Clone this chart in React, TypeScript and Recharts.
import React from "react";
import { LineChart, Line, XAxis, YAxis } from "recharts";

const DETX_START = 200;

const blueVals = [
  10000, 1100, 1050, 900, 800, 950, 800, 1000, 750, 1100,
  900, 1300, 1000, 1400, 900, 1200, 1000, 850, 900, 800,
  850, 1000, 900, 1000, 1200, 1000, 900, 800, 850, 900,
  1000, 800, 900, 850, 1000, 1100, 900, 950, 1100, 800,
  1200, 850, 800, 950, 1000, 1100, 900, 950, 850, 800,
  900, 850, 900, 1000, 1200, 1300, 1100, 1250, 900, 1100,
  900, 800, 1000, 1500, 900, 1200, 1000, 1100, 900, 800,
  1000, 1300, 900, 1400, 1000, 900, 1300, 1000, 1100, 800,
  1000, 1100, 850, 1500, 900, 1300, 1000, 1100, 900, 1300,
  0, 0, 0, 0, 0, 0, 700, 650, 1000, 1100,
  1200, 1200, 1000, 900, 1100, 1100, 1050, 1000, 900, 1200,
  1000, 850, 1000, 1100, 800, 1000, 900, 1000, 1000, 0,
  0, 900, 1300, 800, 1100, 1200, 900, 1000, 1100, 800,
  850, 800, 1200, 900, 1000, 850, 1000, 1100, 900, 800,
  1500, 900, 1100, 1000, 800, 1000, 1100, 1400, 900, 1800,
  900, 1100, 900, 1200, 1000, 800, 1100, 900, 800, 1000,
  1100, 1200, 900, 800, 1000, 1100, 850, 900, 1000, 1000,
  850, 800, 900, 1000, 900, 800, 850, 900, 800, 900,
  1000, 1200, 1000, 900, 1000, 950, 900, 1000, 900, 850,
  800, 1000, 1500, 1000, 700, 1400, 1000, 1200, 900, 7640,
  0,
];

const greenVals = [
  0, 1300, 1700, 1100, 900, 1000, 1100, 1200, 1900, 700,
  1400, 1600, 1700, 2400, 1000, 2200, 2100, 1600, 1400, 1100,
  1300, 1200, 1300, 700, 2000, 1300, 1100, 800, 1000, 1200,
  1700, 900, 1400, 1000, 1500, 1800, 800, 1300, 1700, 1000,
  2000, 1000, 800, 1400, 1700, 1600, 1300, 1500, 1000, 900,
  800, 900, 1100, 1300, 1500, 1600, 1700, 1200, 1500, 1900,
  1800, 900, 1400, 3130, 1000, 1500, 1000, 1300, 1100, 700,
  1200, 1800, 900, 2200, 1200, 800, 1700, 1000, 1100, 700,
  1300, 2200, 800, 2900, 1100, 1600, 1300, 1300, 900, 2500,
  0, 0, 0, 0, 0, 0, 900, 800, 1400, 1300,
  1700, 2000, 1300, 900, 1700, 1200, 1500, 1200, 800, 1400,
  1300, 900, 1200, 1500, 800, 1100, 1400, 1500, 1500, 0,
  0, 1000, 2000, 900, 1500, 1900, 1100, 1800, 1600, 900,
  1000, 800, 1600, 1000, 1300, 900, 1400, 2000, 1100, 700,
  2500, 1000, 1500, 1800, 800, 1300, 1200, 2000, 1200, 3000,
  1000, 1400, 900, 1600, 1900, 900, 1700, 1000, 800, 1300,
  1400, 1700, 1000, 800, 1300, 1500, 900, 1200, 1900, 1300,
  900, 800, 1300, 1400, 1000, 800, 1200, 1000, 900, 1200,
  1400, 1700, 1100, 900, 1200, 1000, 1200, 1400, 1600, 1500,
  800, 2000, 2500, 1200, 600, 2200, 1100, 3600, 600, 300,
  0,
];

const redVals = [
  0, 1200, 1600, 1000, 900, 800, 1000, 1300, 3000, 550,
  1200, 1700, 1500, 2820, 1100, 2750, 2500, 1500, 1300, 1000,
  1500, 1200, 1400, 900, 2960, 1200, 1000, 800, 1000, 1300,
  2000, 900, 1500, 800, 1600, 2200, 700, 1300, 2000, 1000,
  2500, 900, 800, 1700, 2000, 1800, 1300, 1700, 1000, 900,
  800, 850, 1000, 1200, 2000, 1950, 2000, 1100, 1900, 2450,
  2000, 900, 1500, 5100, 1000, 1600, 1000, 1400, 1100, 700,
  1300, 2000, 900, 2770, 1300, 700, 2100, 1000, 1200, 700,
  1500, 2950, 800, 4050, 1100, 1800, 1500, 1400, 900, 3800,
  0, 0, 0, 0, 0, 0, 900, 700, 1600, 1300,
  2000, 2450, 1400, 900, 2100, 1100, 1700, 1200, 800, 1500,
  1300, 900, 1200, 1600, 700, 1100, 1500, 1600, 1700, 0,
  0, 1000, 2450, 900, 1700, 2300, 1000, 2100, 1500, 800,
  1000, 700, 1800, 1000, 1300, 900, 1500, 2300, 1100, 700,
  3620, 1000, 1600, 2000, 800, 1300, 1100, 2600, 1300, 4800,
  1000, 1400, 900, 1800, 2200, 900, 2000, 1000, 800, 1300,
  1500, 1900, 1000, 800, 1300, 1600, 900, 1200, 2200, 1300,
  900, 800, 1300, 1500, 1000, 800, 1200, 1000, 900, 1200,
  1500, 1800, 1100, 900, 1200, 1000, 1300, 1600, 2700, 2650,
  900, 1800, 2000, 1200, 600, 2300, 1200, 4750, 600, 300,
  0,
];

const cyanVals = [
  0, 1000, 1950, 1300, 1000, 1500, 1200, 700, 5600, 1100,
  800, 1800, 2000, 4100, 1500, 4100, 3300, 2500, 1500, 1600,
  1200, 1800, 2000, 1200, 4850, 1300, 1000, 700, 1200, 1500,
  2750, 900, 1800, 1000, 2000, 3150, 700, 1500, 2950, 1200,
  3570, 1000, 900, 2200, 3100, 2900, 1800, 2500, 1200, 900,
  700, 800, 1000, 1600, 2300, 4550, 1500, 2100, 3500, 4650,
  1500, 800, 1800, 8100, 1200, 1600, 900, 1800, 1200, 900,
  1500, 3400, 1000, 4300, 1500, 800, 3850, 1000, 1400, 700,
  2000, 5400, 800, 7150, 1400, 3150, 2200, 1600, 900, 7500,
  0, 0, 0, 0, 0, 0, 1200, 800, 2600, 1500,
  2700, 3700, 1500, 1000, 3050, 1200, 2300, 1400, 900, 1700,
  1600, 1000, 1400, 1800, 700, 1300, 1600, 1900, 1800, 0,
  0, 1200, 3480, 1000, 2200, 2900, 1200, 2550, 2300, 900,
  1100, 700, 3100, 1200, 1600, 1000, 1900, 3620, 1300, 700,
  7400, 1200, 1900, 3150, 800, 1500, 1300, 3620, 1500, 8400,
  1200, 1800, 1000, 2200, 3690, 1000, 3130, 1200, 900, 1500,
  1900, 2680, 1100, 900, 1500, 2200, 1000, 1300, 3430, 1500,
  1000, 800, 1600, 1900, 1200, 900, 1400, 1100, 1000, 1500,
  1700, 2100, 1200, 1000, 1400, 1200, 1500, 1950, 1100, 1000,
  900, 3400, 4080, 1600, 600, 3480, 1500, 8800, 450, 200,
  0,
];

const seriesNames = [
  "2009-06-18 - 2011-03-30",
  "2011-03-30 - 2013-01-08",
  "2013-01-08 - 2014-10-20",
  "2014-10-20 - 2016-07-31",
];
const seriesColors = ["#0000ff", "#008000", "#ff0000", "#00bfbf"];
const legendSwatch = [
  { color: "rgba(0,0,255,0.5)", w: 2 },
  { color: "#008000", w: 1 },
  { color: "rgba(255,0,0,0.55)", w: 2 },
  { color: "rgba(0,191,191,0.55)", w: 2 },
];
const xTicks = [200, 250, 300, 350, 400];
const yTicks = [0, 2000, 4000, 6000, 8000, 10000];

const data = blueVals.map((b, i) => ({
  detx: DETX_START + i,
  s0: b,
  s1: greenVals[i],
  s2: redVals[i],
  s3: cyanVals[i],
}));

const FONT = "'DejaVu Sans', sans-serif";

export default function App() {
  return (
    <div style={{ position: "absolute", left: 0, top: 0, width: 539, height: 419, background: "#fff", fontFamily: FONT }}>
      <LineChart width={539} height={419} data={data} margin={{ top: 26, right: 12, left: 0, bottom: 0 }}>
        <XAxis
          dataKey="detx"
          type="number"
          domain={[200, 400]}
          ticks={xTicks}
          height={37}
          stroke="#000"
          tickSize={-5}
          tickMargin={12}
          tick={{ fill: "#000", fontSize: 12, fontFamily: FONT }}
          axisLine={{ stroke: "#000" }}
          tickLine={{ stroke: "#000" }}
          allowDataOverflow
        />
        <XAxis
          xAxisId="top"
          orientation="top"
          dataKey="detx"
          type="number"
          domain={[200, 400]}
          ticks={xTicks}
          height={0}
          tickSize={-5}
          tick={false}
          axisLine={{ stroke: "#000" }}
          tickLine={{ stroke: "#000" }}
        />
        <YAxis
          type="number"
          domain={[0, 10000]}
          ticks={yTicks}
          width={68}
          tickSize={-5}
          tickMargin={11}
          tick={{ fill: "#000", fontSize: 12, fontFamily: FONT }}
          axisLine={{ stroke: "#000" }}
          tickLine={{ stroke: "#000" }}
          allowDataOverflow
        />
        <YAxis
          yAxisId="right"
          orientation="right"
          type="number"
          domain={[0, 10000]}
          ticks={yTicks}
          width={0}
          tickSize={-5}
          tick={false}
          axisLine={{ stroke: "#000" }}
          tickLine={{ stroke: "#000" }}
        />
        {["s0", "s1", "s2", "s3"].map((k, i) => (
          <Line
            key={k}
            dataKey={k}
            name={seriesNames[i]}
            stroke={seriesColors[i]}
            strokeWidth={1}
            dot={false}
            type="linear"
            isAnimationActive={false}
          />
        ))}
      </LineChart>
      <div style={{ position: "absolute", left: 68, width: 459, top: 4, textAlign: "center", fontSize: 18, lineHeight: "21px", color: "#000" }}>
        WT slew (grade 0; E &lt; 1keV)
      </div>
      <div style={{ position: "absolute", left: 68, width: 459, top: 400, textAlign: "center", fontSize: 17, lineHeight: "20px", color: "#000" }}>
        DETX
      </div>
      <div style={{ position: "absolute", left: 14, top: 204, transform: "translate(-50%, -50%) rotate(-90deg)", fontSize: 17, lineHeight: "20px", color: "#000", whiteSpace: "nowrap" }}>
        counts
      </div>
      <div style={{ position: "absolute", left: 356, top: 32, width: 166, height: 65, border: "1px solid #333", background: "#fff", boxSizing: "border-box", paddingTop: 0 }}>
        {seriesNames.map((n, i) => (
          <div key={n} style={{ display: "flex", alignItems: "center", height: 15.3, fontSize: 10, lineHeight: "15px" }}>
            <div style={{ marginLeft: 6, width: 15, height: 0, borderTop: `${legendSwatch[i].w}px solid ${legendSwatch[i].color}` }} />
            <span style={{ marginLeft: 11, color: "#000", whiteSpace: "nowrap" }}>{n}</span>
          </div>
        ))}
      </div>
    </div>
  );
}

#### [GOAL]
Quote the listing word for word from its first line through the line in which "const DETX_START = 200;" appears.

#### [TASK RESULT]
Clone this chart in React, TypeScript and Recharts.
import React from "react";
import { LineChart, Line, XAxis, YAxis } from "recharts";

const DETX_START = 200;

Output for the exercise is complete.